Raymond Flynn, a former Boston mayor and former U.S. ambassador to the Vatican, said Geoghan "deserved prison in a safe setting" for his crimes, but "nobody deserves to be murdered like that."
At a news conference in Boston, attorney Mitchell Garabedian, who handled the civil lawsuits of most of Geoghan's alleged victims, said the victims are "not happy about this. This is not going to help victims heal."
He said the victims would rather have seen Geoghan live on in prison and reflect on his crimes.
One of the alleged victims, Michael Linscott, told reporters that Geoghan's death does not change the suffering of those he molested.
"He still had a lot of penance to do," Linscott said.
Garabedian was the lead lawyer in a $10 million dollar settlement last September by 86 Geoghan victims and the Boston Archdiocese. Before that, the archdiocese had settled 35 cases with other Geoghan victims.
Among the 542 clergy sexual abuse cases still pending in the archdiocese, 26 plaintiffs claim to have been abused by Geoghan. The Boston Archdiocese recently offered up to $65 million to settle all those claims together.
Geoghan served as a Boston priest for more than 30 years, despite several complaints of child molestation, before he was finally suspended from ministry in 1994. Four years later, as the number of complaints and lawsuits against the archdiocese grew, he was defrocked, or forcibly returned to the lay state.
At the time of Geoghan's criminal trial, in January 2002, the Boston Globe won a court order for release of sealed court records in the civil lawsuits against the archdiocese concerning Geoghan.
Those records provided hard documentary evidence for the Globe's investigative series on a long pattern of archdiocesan officials transferring Geoghan and other priests suspected of sexual abuse to new assignments, sometimes after brief periods of treatment.
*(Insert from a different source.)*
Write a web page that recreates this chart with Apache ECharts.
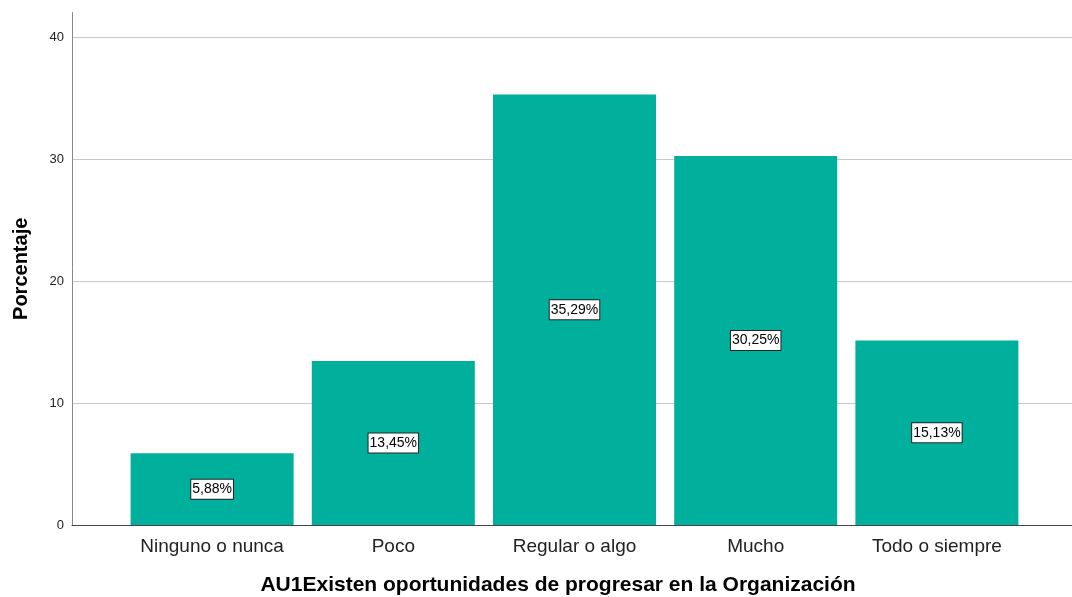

When Geoghan was convicted, Cardinal Bernard F. Law of Boston acknowledged that decisions allowing him to continue in ministry in the 1980s and early '90s were "tragically incorrect." The archdiocese announced a new "zero tolerance" policy for clergy sexual misconduct with minors and suspended more than a dozen other priests because of allegations of past misconduct.
Within weeks the scandal spread to neighboring dioceses and states and then nationwide as local news media across the country began digging to see if a similar pattern could be found in their own diocese.
By April, the nation's cardinals were called to a special Vatican summit on the issue. By June the bishops adopted an unprecedented series of national policies to protect children and remove offending priests and took the first steps to enforce those policies with mandatory norms.
New lawsuits and new revelations continued to mount in Boston and, in December, Cardinal Law resigned.
Conte said there was substantial evidence that Druce had "planned in advance" for his attack on Geoghan. He had the T-shirt and socks used to tie and strangle Geoghan hidden on his person and used a book he had previously cut to size in order to jam the cell door shut, keeping guards out as he carried out his attack, Conte said.
According to authorities, when the prisoners left their cells to return their lunch trays to a common area, Druce followed Geoghan back into his cell.
Druce then jammed the cell door from the inside, tied Geoghan's hands with the T-shirt and strangled him with the socks. He also reportedly jumped at least twice from Geoghan's bunk onto his chest.
The killing has prompted sharp criticisms of the Massachusetts prison system and questions about the safety of other priests serving prison terms for molesting children. In the prison culture, child molesters are regarded as particularly likely targets of violence by fellow inmates.